Thursday, March 07, 2013

Why Did I Eat This?

The trouble with gimmicks, even the bright orange crunchy ones, is their inherent lognormal distribution. Out of the gate, Taco Bell's first Doritos Locos taco was in heavy rotation, and rightly so. The "oh shit why didn't we think of that before?" combination of crappy fast food and crappy snack food was a monumental success, but like beating Street Fighter II on one quarter with Blanka for the 30th time, its novelty faded, settling beyond the third sigma where one can comfortably avoid being seen making a run for the border and heard in the toilet immediately following. I lost count of how many Doritos Locos tacos I have eaten since their debut almost a year ago, and it has been at least a month since my last one.  I had all but forgotten about the brilliant combination until Hahri Shin's Twitter feed reminded me that the brain trust at Taco Bell was diversifying their Doritos Locos portfolio with a Cool Ranch shell. And it would be ready a day early. And that day was today (well, yesterday, since you're probably reading this on Thursday).

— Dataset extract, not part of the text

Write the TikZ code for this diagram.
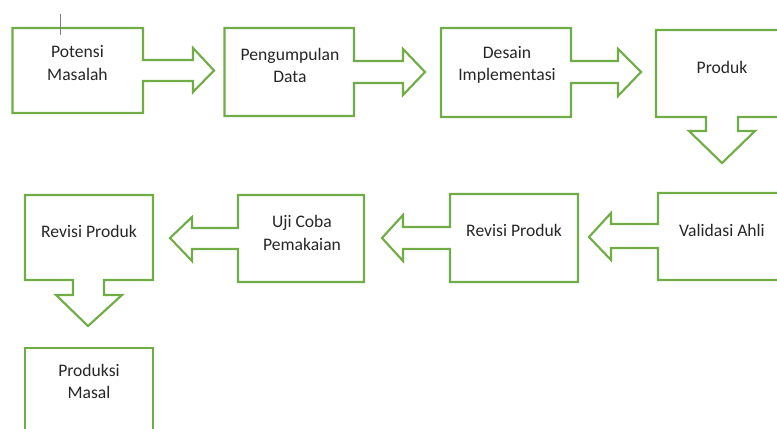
\documentclass[tikz,border=0pt]{standalone}
\usepackage{fontspec}
\setmainfont{Carlito}
\usepackage{xcolor}
\usetikzlibrary{positioning}
\definecolor{officegreen}{RGB}{112,173,71}
\tikzset{callout/.style={draw=officegreen, line width=1.6pt, line join=miter},
         label text/.style={align=center, inner sep=0pt, text=black!85,
           font=\fontsize{13.2}{16.8}\selectfont}}

\begin{document}
\begin{tikzpicture}[x=0.75pt, y=-0.75pt]
            \useasboundingbox (0,0) rectangle (777,428);
            \clip (0,0) rectangle (777,428);
            \draw[callout] (12.5,28) -- (143,28) -- (143,60) -- (193,60) -- (193,48) -- (214,70.5) -- (193,92) -- (193,81) -- (143,81) -- (143,113) -- (12.5,113) -- cycle;
            \draw[callout] (224.5,28) -- (354,28) -- (354,61) -- (403,61) -- (403,49) -- (425,72) -- (403,95) -- (403,83) -- (354,83) -- (354,116) -- (224.5,116) -- cycle;
            \draw[callout] (441,28) -- (571,28) -- (571,61) -- (618,61) -- (618,49) -- (641,72) -- (618,96) -- (618,83) -- (571,83) -- (571,117) -- (441,117) -- cycle;
            \draw[callout] (656,30) -- (788,30) -- (788,117) -- (738,117) -- (738,131) -- (755,131) -- (722,163) -- (689,131) -- (706,131) -- (706,117) -- (656,117) -- cycle;
            \draw[callout] (658,193) -- (790,193) -- (790,280) -- (658,280) -- (658,248) -- (611,248) -- (611,260) -- (589,237) -- (611,213) -- (611,224) -- (658,224) -- cycle;
            \draw[callout] (450,194) -- (578,194) -- (578,282) -- (450,282) -- (450,249) -- (403,249) -- (403,261) -- (382,238) -- (403,215) -- (403,227) -- (450,227) -- cycle;
            \draw[callout] (238,195) -- (364,195) -- (364,282) -- (238,282) -- (238,249) -- (192,249) -- (192,261) -- (170,238) -- (192,217) -- (192,228) -- (238,228) -- cycle;
            \draw[callout] (25,195) -- (153,195) -- (153,280) -- (104,280) -- (104,295) -- (122,295) -- (88,326) -- (56,295) -- (73,295) -- (73,280) -- (25,280) -- cycle;
            \draw[callout] (25,348) -- (153,348) -- (153,440) -- (25,440) -- cycle;
            \draw[gray, line width=0.6pt] (60,14) -- (60,35);
            \node[label text] (potensi) at (77.5,63) {Potensi\\Masalah};
            \node[label text] (pengumpulan) at (290,65.5) {Pengumpulan\\Data};
            \node[label text] (desain) at (507,65) {Desain\\Implementasi};
            \node[label text] (produk) at (722,67) {Produk};
            \node[label text] (validasi) at (722,230) {Validasi Ahli};
            \node[label text] (revisi) at (514,230) {Revisi Produk};
            \node[label text] (ujicoba) at (302,233) {Uji Coba\\Pemakaian};
            \node[label text] (revisiakhir) at (89,231) {Revisi Produk};
            \node[label text] (produksi) at (89,381.5) {Produksi\\Masal};
        \end{tikzpicture}
\end{document}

With curiosity and expectations high, I made my way to the nearest Taco Bell thinking my life would be changed once again. That was my first mistake.

While just as good as a Taco Bell taco can hope to be, it didn't deliver like its Nacho Cheese predecessor. The seasoned "beef" overpowers the Cool Ranch flavor instead of complementing it like it does with the Nacho Cheese. The first bite works, but as you get to the middle, the Dorito just gets lost. My second mistake was not ordering a supreme version. I think the sour cream and tomatoes might have amplified the little red, white, and green bits on the shell. If nothing else, they would have added a bit more depth to an otherwise disappointing taco.  Call it a sophomore slump or whatever you will, but it's best to stick with the Nacho Cheese. If you have no intention of trying either or you need some help deciding, then please allow me to explain in the context of North Korean leaders.

Both tacos are capable of launching a nuclear assault on your intestines, but one's just not as powerful, even if he hangs out with Dennis Rodman. Buen Provecho.